● **YOUR GOAL**:
Below are some entries. Work out how many of their lines hold the word "this", and write that number alone.

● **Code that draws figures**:
----
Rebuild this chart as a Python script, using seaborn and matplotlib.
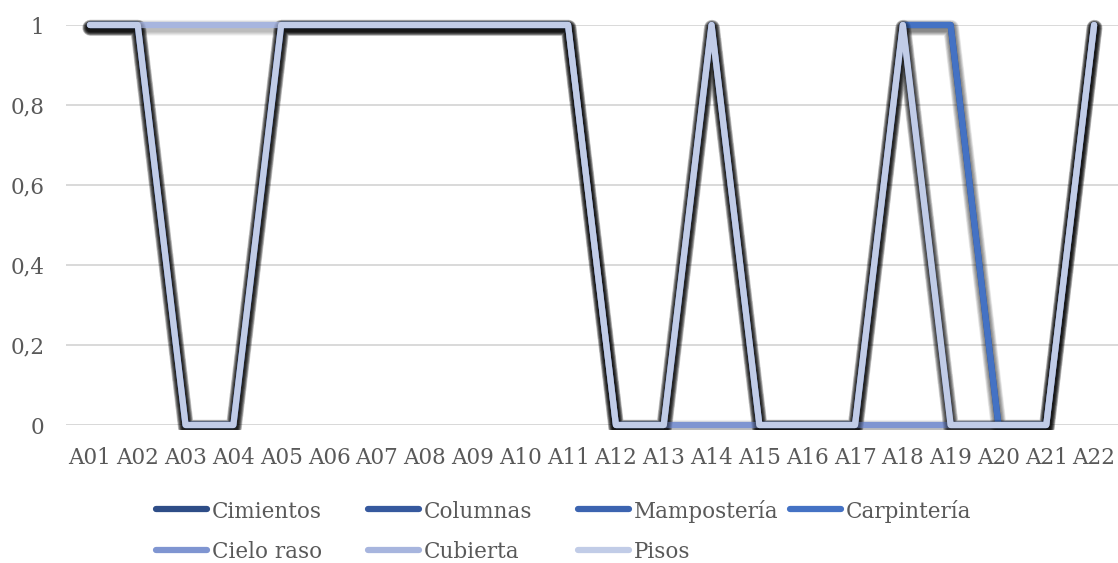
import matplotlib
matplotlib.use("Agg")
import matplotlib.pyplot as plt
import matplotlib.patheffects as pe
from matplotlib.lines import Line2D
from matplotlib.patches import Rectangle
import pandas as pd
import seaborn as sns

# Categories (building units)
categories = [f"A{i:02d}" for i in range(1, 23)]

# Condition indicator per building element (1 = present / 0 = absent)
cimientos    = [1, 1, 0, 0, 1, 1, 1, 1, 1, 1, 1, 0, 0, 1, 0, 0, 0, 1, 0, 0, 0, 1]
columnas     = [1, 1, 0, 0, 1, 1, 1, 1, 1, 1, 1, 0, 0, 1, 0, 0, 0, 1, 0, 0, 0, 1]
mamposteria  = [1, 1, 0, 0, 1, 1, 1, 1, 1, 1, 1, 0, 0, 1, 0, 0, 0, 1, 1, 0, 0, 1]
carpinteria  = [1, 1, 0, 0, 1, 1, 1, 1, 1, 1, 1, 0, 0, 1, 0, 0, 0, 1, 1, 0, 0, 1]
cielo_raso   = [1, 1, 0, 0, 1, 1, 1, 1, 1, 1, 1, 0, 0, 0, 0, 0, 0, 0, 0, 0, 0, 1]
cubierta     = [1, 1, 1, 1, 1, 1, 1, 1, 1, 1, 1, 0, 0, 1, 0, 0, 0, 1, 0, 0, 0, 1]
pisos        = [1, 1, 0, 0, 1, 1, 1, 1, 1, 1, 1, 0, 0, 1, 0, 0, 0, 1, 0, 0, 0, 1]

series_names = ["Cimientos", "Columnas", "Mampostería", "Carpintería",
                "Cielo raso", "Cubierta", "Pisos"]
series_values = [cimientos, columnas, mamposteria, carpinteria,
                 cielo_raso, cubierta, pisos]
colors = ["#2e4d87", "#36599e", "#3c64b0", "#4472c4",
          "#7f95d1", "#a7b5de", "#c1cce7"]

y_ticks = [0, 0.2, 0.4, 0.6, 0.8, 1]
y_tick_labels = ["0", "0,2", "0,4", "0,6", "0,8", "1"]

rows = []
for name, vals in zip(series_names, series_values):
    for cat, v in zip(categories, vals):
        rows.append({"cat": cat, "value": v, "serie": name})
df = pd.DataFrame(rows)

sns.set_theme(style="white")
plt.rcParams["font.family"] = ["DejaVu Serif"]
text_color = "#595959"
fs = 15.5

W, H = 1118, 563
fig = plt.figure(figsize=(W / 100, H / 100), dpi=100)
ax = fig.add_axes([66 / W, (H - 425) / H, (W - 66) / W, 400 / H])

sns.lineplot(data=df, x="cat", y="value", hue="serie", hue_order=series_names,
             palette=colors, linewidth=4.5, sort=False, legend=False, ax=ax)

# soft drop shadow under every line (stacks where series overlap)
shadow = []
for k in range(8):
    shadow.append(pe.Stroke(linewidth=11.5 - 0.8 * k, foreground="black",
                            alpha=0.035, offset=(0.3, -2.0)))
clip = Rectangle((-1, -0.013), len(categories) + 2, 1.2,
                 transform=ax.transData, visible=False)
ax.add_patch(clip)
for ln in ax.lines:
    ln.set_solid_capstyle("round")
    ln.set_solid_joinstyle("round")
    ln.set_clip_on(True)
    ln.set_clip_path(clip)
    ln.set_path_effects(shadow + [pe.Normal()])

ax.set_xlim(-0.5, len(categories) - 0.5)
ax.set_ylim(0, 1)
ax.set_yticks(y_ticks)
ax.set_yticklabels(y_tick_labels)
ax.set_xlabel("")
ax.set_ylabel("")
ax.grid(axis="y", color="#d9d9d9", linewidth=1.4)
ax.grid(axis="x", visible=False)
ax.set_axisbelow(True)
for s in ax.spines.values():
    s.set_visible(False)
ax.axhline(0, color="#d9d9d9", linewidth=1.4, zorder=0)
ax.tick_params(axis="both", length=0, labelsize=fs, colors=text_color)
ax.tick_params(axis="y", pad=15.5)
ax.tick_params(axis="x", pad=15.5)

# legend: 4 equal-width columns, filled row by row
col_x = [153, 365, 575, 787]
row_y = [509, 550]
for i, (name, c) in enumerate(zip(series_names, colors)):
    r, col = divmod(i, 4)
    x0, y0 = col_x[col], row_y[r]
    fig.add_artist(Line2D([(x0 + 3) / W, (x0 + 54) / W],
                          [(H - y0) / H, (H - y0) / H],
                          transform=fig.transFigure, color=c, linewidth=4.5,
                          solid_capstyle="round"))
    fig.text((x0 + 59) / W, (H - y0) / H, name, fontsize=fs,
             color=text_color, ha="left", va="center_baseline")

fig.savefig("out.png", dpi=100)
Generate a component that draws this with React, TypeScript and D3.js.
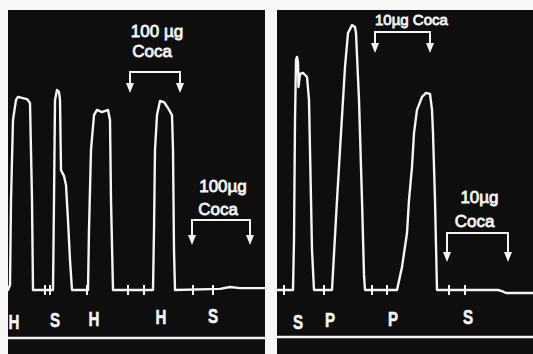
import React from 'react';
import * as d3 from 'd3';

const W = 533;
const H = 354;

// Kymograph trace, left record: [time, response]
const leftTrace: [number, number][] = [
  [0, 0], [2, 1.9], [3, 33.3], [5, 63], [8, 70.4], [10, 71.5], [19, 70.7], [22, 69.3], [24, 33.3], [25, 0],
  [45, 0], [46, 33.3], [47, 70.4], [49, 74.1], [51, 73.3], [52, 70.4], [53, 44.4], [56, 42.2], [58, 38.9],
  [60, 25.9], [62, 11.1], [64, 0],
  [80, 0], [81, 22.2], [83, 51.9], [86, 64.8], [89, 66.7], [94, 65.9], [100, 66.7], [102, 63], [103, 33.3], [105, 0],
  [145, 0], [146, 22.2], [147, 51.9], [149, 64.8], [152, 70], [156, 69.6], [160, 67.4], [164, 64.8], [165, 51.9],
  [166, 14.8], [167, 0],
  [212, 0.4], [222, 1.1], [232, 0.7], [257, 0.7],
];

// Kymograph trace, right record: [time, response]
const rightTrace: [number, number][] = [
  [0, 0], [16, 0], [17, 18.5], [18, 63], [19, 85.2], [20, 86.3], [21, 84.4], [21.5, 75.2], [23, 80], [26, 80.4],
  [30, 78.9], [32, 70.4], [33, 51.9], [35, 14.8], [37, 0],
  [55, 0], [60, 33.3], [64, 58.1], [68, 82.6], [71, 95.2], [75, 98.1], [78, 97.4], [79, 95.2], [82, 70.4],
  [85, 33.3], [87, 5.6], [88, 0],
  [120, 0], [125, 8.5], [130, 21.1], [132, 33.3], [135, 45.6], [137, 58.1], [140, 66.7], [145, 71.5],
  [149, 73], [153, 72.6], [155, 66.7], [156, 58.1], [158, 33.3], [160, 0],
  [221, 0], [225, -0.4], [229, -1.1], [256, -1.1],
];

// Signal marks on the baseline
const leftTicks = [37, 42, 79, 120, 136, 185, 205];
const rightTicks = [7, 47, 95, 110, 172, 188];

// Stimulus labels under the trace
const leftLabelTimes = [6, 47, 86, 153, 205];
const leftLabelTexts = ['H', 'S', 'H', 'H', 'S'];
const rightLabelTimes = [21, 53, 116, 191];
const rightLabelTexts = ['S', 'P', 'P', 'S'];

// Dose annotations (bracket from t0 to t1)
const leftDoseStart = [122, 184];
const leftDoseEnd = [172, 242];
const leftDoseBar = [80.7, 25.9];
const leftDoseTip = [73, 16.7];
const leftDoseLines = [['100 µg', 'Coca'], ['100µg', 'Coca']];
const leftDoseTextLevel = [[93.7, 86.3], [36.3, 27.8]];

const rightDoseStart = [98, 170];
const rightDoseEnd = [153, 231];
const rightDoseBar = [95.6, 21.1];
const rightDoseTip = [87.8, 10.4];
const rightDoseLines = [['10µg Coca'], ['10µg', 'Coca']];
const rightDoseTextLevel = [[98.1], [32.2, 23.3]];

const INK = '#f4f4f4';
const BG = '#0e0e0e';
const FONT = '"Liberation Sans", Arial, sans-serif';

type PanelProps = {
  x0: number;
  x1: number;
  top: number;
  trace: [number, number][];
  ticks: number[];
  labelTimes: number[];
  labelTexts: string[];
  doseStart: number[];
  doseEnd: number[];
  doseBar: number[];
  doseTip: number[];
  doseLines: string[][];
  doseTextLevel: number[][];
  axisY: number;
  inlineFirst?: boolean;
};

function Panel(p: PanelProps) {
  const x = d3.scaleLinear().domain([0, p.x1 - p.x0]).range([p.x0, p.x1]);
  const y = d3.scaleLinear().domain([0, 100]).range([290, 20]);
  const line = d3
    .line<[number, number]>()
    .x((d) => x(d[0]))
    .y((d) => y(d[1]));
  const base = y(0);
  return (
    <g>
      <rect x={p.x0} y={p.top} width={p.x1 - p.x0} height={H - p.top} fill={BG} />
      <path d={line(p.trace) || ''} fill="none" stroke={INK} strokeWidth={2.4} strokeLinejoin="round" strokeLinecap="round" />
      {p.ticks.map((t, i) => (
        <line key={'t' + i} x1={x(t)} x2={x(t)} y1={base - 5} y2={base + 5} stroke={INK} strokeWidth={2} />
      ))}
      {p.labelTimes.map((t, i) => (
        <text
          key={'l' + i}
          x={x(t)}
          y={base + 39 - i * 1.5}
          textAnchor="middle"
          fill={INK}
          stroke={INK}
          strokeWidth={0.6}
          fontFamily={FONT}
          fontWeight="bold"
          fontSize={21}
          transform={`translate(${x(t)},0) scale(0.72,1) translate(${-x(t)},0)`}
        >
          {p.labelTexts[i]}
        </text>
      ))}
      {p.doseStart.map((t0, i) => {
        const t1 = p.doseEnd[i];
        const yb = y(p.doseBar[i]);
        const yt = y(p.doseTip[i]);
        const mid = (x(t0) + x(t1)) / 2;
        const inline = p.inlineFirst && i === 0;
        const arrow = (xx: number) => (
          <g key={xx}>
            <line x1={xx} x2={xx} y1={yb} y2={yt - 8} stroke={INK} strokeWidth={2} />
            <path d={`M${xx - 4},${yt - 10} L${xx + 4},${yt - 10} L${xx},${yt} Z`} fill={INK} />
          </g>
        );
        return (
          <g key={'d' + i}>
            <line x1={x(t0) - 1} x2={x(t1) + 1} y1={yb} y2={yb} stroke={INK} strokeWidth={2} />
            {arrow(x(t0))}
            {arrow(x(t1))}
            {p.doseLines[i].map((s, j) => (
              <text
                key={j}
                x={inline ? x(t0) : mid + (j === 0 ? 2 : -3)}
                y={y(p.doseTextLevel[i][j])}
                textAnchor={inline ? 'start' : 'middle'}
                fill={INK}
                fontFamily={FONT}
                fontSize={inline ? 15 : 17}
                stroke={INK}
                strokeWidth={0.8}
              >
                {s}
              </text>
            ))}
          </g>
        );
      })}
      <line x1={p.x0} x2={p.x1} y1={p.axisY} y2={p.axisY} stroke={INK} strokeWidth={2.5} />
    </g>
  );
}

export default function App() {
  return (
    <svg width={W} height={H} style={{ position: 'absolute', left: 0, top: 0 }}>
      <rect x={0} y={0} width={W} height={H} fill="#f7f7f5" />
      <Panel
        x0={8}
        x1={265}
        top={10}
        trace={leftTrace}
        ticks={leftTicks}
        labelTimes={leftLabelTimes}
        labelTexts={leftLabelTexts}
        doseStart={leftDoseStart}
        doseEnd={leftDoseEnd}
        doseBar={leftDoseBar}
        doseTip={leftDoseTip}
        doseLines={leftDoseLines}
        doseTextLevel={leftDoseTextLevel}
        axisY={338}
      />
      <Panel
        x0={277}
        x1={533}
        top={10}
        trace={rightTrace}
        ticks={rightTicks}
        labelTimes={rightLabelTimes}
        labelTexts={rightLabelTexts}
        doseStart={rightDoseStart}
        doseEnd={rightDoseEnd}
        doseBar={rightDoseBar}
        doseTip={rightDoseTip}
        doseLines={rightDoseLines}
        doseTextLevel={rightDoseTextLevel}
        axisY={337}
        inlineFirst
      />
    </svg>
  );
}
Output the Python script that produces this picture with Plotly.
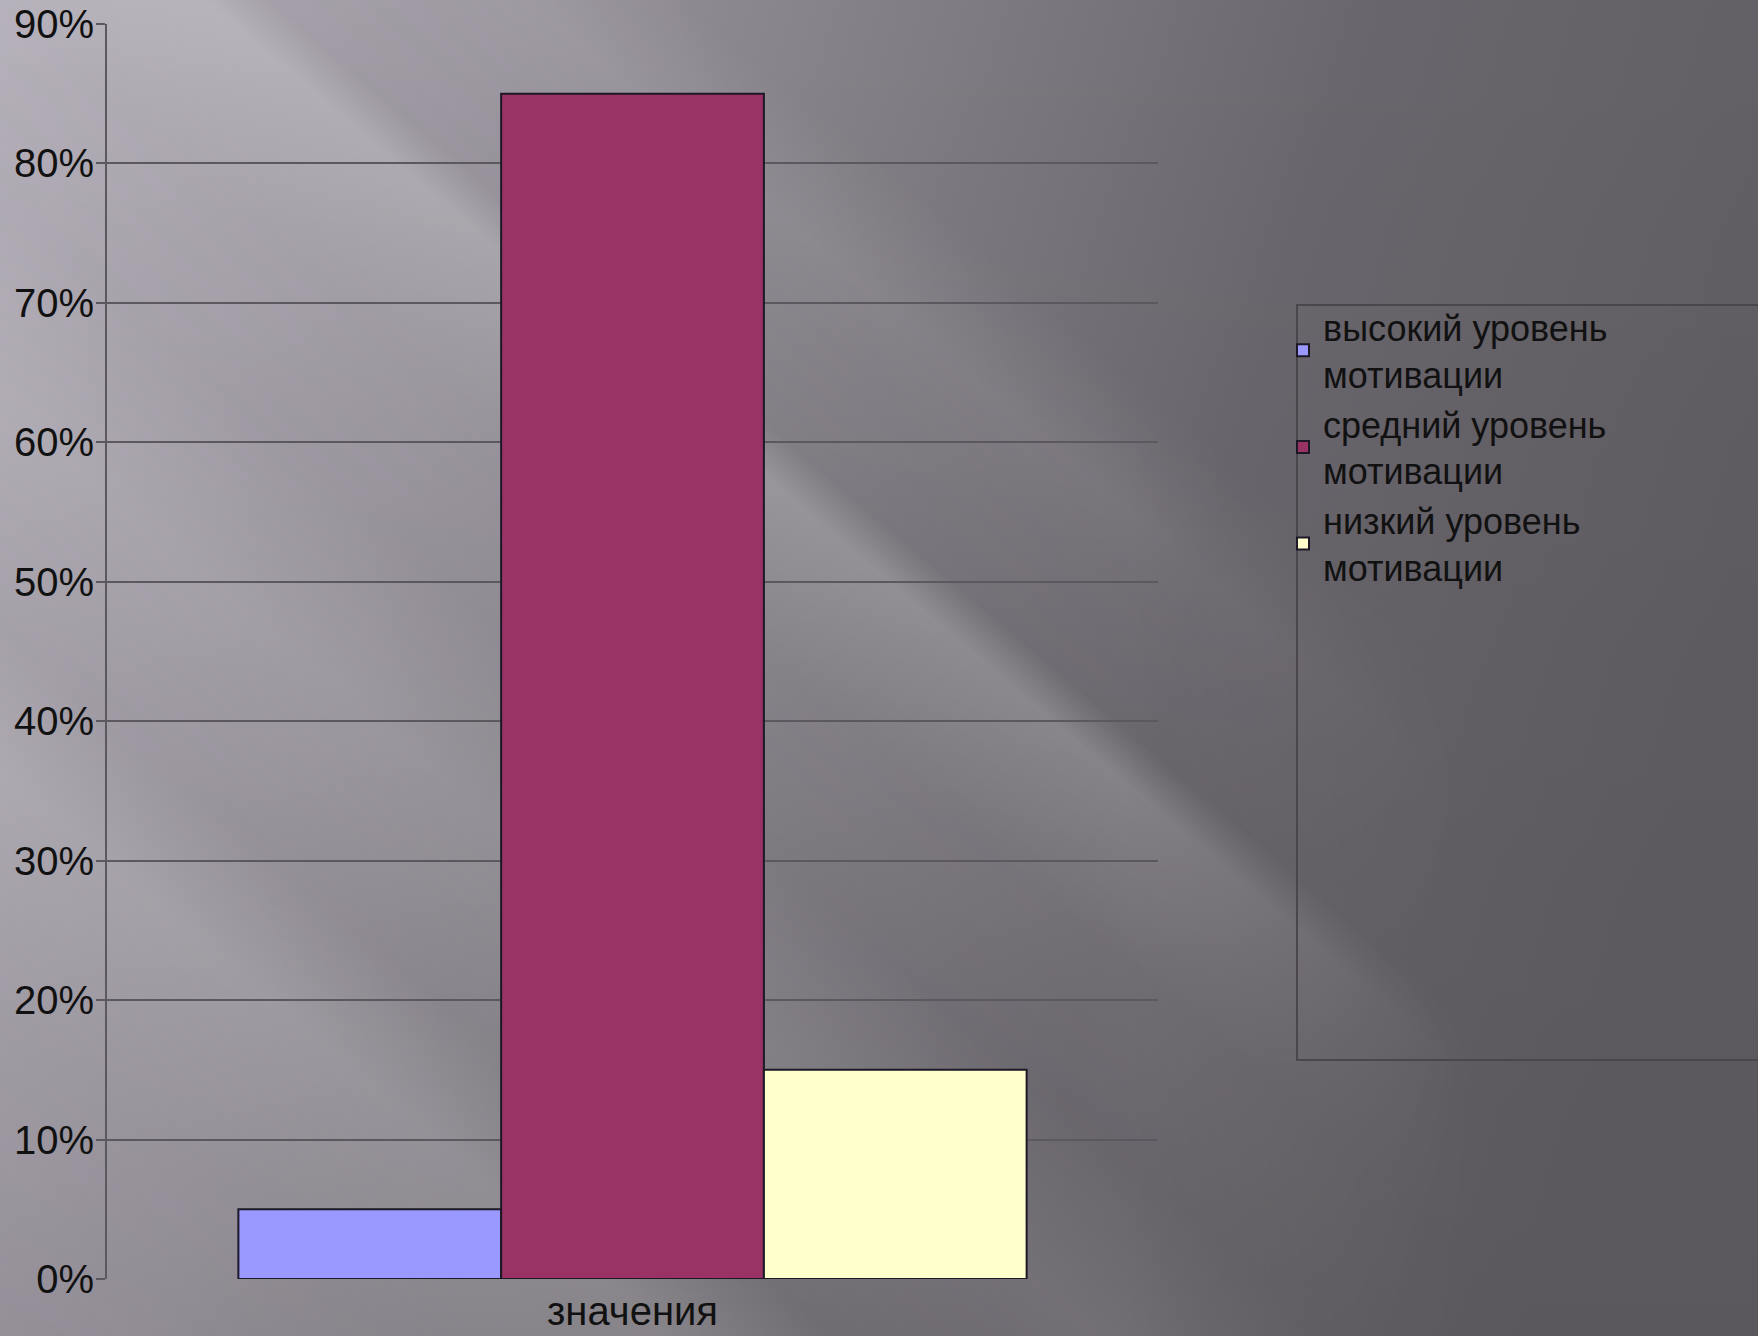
----
● **RESULT**:
3